An Hour's Thoughts On "Risen" (2016)

I have been told that my mother’s family would celebrate Easter with an annual broadcast viewing of Cecil B DeMille’s “The Ten Commandments.” I always thought that “Ben Hur” made for better Easter viewing, but that comparison is one I will have to explore at a later date, because I never did get around to watching either film this past Easter. Instead, I was hoping to finally watch 2016’s “Risen,” which I had heard solid things about from the Double Toasted audio review and only just now found the time to view. It sounded just like my kind of Christian Film, one that would tread softly on it’s own faith to make it’s story more accessible. It certainly begins as such, a sort of Roman-Era police procedural; the Roman officer, Clavius, trying to uncover the mystery of the empty tomb of some troublemaker named “Yeshua” (“Iesous” to the Greeks and eventually “Jesus” to the Romans). It’s a novel interpretation, but it makes for a better narrative lens than an Epic: This is a film that knows it’s budget and works as best as it can within it, which I found to be incredibly admirable given the bloated nature of the many sprawling films I love to devour. The opening “battle” between Clavius’ Romans and a band of rebellious Jews is barely a skirmish, with the twenty or so Romans methodically butchering the troublesome handful before too long, but what it lacks in scale it more than makes up for in its execution. It’s a brief, sharp bit of violence, but it feels accurate, as if enhanced by the smaller scale.

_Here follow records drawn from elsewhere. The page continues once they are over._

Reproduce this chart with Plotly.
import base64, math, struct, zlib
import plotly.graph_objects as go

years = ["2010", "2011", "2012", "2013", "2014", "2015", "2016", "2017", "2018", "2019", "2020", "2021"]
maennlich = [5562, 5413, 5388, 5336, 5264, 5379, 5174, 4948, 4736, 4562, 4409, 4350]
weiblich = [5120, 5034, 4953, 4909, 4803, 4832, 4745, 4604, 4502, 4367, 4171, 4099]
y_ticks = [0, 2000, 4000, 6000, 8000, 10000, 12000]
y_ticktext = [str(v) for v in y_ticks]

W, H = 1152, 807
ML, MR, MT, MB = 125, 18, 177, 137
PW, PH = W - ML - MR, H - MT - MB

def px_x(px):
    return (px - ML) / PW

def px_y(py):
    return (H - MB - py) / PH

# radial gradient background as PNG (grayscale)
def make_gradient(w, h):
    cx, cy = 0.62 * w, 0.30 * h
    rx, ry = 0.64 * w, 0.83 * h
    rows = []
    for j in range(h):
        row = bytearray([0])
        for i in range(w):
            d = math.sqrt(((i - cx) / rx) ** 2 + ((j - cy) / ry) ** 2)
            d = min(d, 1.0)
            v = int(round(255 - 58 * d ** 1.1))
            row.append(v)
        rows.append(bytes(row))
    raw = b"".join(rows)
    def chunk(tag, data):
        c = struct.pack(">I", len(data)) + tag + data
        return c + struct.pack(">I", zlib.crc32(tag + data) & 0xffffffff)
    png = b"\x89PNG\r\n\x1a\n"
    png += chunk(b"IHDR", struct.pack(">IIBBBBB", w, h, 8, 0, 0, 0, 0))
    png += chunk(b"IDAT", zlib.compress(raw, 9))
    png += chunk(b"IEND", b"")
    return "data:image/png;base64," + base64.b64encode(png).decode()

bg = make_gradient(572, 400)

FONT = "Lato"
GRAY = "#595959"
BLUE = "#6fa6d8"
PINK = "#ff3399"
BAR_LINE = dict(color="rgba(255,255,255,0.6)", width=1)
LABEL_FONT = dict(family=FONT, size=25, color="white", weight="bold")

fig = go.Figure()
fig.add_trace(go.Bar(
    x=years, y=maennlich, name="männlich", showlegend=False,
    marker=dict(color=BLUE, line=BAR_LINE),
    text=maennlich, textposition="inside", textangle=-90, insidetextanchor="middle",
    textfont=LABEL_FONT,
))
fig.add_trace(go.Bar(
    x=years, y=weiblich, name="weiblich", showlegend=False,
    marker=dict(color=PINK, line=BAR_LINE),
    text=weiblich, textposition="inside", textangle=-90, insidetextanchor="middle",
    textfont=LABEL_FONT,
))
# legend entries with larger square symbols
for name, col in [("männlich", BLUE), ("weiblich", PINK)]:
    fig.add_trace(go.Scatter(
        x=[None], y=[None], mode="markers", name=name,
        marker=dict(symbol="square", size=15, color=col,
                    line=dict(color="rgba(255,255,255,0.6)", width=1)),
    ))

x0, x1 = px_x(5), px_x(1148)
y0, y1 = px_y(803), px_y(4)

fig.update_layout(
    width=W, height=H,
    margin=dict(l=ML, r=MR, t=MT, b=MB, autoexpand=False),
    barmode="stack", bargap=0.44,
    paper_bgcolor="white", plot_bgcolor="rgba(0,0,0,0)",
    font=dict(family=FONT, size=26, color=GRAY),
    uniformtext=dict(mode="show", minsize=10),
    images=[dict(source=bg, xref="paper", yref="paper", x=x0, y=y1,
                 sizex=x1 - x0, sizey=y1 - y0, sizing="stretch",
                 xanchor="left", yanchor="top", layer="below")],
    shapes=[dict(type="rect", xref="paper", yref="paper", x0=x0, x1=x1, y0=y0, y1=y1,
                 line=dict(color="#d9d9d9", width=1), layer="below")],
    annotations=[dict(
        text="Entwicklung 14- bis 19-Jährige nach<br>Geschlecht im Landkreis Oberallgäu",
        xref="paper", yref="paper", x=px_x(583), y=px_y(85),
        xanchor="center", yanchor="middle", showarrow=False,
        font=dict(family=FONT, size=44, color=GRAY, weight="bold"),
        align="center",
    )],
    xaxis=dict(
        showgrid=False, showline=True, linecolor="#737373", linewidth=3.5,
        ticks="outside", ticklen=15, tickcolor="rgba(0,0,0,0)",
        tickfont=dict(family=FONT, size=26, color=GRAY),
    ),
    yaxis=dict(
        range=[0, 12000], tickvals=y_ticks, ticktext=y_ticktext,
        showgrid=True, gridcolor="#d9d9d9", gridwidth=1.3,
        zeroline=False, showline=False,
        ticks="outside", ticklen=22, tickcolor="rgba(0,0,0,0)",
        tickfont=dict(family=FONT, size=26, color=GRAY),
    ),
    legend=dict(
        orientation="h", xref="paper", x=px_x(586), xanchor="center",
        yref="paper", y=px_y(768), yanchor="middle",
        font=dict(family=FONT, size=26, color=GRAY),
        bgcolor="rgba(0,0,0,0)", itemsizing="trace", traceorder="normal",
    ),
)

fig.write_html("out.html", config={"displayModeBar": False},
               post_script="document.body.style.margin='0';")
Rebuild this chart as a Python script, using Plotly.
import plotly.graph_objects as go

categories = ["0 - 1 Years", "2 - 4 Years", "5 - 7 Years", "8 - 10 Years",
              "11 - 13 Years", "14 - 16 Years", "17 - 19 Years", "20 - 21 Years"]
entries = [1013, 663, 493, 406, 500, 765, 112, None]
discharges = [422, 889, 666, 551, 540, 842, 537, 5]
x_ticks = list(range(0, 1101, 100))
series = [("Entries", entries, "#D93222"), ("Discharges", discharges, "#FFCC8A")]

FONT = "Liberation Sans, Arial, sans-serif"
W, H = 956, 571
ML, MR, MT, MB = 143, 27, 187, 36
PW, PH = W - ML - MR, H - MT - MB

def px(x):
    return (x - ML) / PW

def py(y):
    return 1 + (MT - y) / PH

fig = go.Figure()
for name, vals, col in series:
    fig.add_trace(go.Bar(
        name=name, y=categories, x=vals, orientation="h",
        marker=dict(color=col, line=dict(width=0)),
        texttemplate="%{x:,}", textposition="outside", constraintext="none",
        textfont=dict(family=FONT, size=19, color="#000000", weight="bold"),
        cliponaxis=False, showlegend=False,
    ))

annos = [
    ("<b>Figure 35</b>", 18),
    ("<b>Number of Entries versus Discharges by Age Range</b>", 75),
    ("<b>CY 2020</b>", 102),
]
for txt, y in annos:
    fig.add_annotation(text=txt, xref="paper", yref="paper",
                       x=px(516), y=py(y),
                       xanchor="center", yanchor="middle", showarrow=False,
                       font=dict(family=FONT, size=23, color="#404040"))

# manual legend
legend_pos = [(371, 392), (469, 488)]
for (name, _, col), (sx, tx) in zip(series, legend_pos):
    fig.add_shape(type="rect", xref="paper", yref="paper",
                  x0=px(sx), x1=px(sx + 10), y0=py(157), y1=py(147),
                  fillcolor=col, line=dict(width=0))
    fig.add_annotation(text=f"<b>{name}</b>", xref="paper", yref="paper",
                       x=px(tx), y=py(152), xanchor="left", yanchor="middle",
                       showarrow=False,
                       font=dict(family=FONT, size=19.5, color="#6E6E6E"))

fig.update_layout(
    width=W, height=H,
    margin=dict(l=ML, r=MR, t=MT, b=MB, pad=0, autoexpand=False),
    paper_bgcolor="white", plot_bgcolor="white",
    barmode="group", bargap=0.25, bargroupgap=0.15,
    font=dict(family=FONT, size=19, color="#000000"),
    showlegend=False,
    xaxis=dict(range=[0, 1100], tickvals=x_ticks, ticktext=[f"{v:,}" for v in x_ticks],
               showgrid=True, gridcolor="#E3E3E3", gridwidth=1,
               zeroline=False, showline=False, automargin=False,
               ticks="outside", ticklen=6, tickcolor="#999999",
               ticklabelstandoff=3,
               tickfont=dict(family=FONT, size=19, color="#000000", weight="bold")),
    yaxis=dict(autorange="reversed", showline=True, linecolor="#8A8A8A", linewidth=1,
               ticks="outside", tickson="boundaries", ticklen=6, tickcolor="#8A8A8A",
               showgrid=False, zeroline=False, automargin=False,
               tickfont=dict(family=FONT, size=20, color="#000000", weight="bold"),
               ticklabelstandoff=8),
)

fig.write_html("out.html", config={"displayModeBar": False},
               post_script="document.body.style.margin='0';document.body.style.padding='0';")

Same for the Crucifixion itself — No towering vistas atop hills for this poor Jesus, Yeshua is instead already dead by the time Clavius arrives to oversee the final, preformative execution. The stab to the side that Yeshua receives is shown to be a comparitve act of mercy to the dead man, as opposed to his crucified companions, who have their legs broken to ensure their demise before being dumped into a ditch. An understated Crucifixion, all things considered, but whether constrained by budget or not it grounds the film in history in a way that many other Christian Epics refuse to do. I particularly loved the small touch of the Roman executioner talking one of the condemned criminals through his own suffocation, easing him as one who has witnessed this sort of death many times would have.

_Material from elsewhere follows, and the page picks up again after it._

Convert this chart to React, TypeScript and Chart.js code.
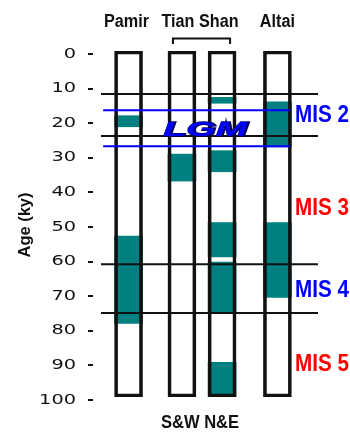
import { useEffect, useRef } from 'react';
import { Chart, registerables } from 'chart.js';

Chart.register(...registerables);

// ---------- data (ages in ky) ----------
const groupLabels = ['Pamir', 'Tian Shan', 'Altai'];
const subLabel = 'S&W N&E';
const axisTitle = 'Age (ky)';
const ageRange = [0, 100];
const ageTicks = [0, 10, 20, 30, 40, 50, 60, 70, 80, 90, 100];

const pamirSegments = [[18.7, 21.9], [53.5, 78.7]];
const tianShanSWSegments = [[29.8, 37.6]];
const tianShanNESegments = [[13.4, 15.1], [28.8, 34.9], [49.6, 59.5], [61.0, 75.8], [90.0, 100]];
const altaiSegments = [[14.7, 27.7], [49.6, 71.2]];

const stageBoundaries = [12.4, 24.6, 61.6, 75.7];
const lgmBounds = [17.1, 27.5];
const lgmLabel = 'LGM';
const lgmAge = 22.3;

const misLabels = ['MIS 2', 'MIS 3', 'MIS 4', 'MIS 5'];
const misAges = [17.9, 44.8, 68.5, 89.9];

// ---------- layout / styles ----------
const COL_X = [1.27, 3.73, 5.58, 8.13];
const X_MIN = 0;
const X_MAX = 10;
const BLUE_X = [0.1, 8.7];
const LGM_X = 4.79;
const TEAL = '#008080';
const BLUE = '#0000ff';
const RED = '#ff0000';
const misColors = [BLUE, RED, BLUE, RED];

function stretchedText(
  ctx: CanvasRenderingContext2D,
  text: string,
  x: number,
  y: number,
  font: string,
  sx: number,
  align: CanvasTextAlign,
  color: string,
  baseline: CanvasTextBaseline = 'alphabetic'
) {
  ctx.save();
  ctx.translate(x, y);
  ctx.scale(sx, 1);
  ctx.font = font;
  ctx.textAlign = align;
  ctx.textBaseline = baseline;
  ctx.fillStyle = color;
  ctx.fillText(text, 0, 0);
  ctx.restore();
}

const annotPlugin = {
  id: 'annot',
  afterDatasetsDraw(chart: any) {
    const { ctx, scales } = chart;
    const xs = scales.x;
    const ys = scales.y;
    ctx.save();

    // y tick labels with dash marks
    ageTicks.forEach((v) => {
      const py = ys.getPixelForValue(v) + 3;
      stretchedText(ctx, String(v), 76, py, '14px "DejaVu Sans"', 1.38, 'right', '#111', 'middle');
      ctx.fillStyle = '#111';
      ctx.fillRect(88, Math.round(py) - 1, 5, 2);
    });

    // axis title
    ctx.save();
    ctx.translate(25, 225);
    ctx.rotate(-Math.PI / 2);
    ctx.scale(0.97, 1);
    ctx.font = 'bold 17px "Liberation Sans"';
    ctx.textAlign = 'center';
    ctx.textBaseline = 'middle';
    ctx.fillStyle = '#111';
    ctx.fillText(axisTitle, 0, 0);
    ctx.restore();

    // group labels on top
    const p = COL_X.map((c) => xs.getPixelForValue(c));
    const topFont = 'bold 18px "Liberation Sans"';
    stretchedText(ctx, groupLabels[0], p[0] - 2, 27, topFont, 0.9, 'center', '#111');
    stretchedText(ctx, groupLabels[1], (p[1] + p[2]) / 2 - 2, 27, topFont, 0.9, 'center', '#111');
    stretchedText(ctx, groupLabels[2], p[3], 27, topFont, 0.9, 'center', '#111');

    // bracket over Tian Shan columns
    ctx.strokeStyle = '#111';
    ctx.lineWidth = 2;
    ctx.beginPath();
    ctx.moveTo(p[1] - 9, 44);
    ctx.lineTo(p[1] - 9, 38.5);
    ctx.lineTo(p[2] + 8, 38.5);
    ctx.lineTo(p[2] + 8, 44);
    ctx.stroke();

    // bottom sub label
    stretchedText(ctx, subLabel, (p[1] + p[2]) / 2 - 2, 428, 'bold 18px "Liberation Sans"', 0.92, 'center', '#111');

    // MIS labels
    misLabels.forEach((t, i) => {
      const py = ys.getPixelForValue(misAges[i]) + 8.6;
      stretchedText(ctx, t, 295, py, 'bold 24px "Liberation Sans"', 0.86, 'left', misColors[i]);
    });

    // LGM label
    const lx = xs.getPixelForValue(LGM_X);
    const ly = ys.getPixelForValue(lgmAge) + 7.5;
    ctx.save();
    ctx.translate(lx, ly);
    ctx.scale(1.8, 1);
    ctx.font = 'italic bold 21px "Liberation Sans"';
    ctx.textAlign = 'center';
    ctx.textBaseline = 'alphabetic';
    ctx.lineWidth = 1.6;
    ctx.strokeStyle = '#000060';
    ctx.strokeText(lgmLabel, 0.6, 0.8);
    ctx.fillStyle = BLUE;
    ctx.fillText(lgmLabel, 0, 0);
    ctx.restore();

    ctx.restore();
  },
};

export default function App() {
  const ref = useRef<HTMLCanvasElement>(null);

  useEffect(() => {
    const columns = [pamirSegments, tianShanSWSegments, tianShanNESegments, altaiSegments];
    const tealData: any[] = [];
    columns.forEach((segs, i) => {
      segs.forEach((s) => tealData.push({ x: COL_X[i], y: [s[0], s[1]] }));
    });

    const lineDs = (age: number, x0: number, x1: number, color: string) => ({
      type: 'line' as const,
      data: [
        { x: x0, y: age },
        { x: x1, y: age },
      ],
      borderColor: color,
      borderWidth: 2,
      pointRadius: 0,
      fill: false,
      order: 1,
    });

    const chart = new Chart(ref.current as HTMLCanvasElement, {
      type: 'bar',
      data: {
        datasets: [
          {
            type: 'bar',
            data: tealData,
            backgroundColor: TEAL,
            borderWidth: 0,
            barThickness: 28,
            grouped: false,
            order: 3,
          } as any,
          {
            type: 'bar',
            data: COL_X.map((x) => ({ x, y: [ageRange[0], ageRange[1]] })),
            backgroundColor: 'rgba(0,0,0,0)',
            borderColor: '#111',
            borderWidth: 3,
            borderSkipped: false,
            barThickness: 28,
            grouped: false,
            order: 2,
          } as any,
          ...stageBoundaries.map((a) => lineDs(a, X_MIN, X_MAX, '#111')),
          ...lgmBounds.map((a) => lineDs(a, BLUE_X[0], BLUE_X[1], BLUE)),
        ] as any,
      },
      options: {
        responsive: false,
        animation: false,
        events: [],
        layout: { padding: { left: 101, right: 32, top: 51, bottom: 36 } },
        scales: {
          x: { type: 'linear', min: X_MIN, max: X_MAX, display: false, offset: false },
          y: { type: 'linear', min: ageRange[0], max: ageRange[1], reverse: true, display: false },
        },
        plugins: {
          legend: { display: false },
          tooltip: { enabled: false },
        },
      },
      plugins: [annotPlugin],
    });
    return () => chart.destroy();
  }, []);

  return (
    <div style={{ position: 'fixed', left: 0, top: 0, width: 350, height: 433, background: '#fff' }}>
      <canvas ref={ref} width={350} height={433} style={{ display: 'block' }} />
    </div>
  );
}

It’s a reality that is maintained throughout the first two-thirds of the film, to my (admittedly secular) delight. The many nods to Jesus’ “miracles” are explained away by the exhausted Clavius, who just wants to do his job as competently as his superior, Pilate, expects. The many actors within this early half seem to be entirely practical in their motives, and I enjoyed it all, performances and politics alike. It helps to make the few moments of Spirituality shine all the brighter through characters such as Mary Madgelene; Her cascading emotions contrast beautifully with Clavius’s stoic professionalism, and especially with the cold transactional relationship he maintians with his own preferred Deities. He’s a man lacking in any spirituality, a deficiency well at odds with the visible joy that Yeshua brought to his followers. It’s the perfect sort of grounding for a character to experience profound character growth through, and my only complaint is that Clavius’ growth is missing it’s vital, final step.

By the last third of the film the “Christian” message has started to overpower the setting, as well as the story of Clavius. Miracles are not alluded to, but shown outright, and Clavius is just tagging along for the final stage of this ride, a spectator dumb to the story he has found himself in the final chapter of. That is, I suppose, par for the course in these sorts of films, and this last leg of his journey is by no means painful to witness, but I couldn’t help but feel disappointed with Clavius’ final outcome. He has been portrayed from the start as a tired, violent man hoping to murder his way into a life of peace as a Roman politician, and it’s Yeshua himself who seems to put the final step in place for Clavius’ character development. Yet, by the end, Clavius comes out seeming aimless — Spiritually saved, perhaps, but lacking a clear direction to pursue peace next. The film ends with the man defeated, wandering off into the desert after renouncing his shattered, Roman world, but where is he wandering to? To a life of peace on a farm, as he once sought? To a forgotten love that the film never alluded to? We don’t know, and I dearly wish the film could have taken the time out from what is otherwise a very well-paced film to drop hints towards his ultimate, secular destination. But alas, his physical journey is irrevocably ancillary to that of Christ’s, as are all journeys undertaken by Christians, I suppose.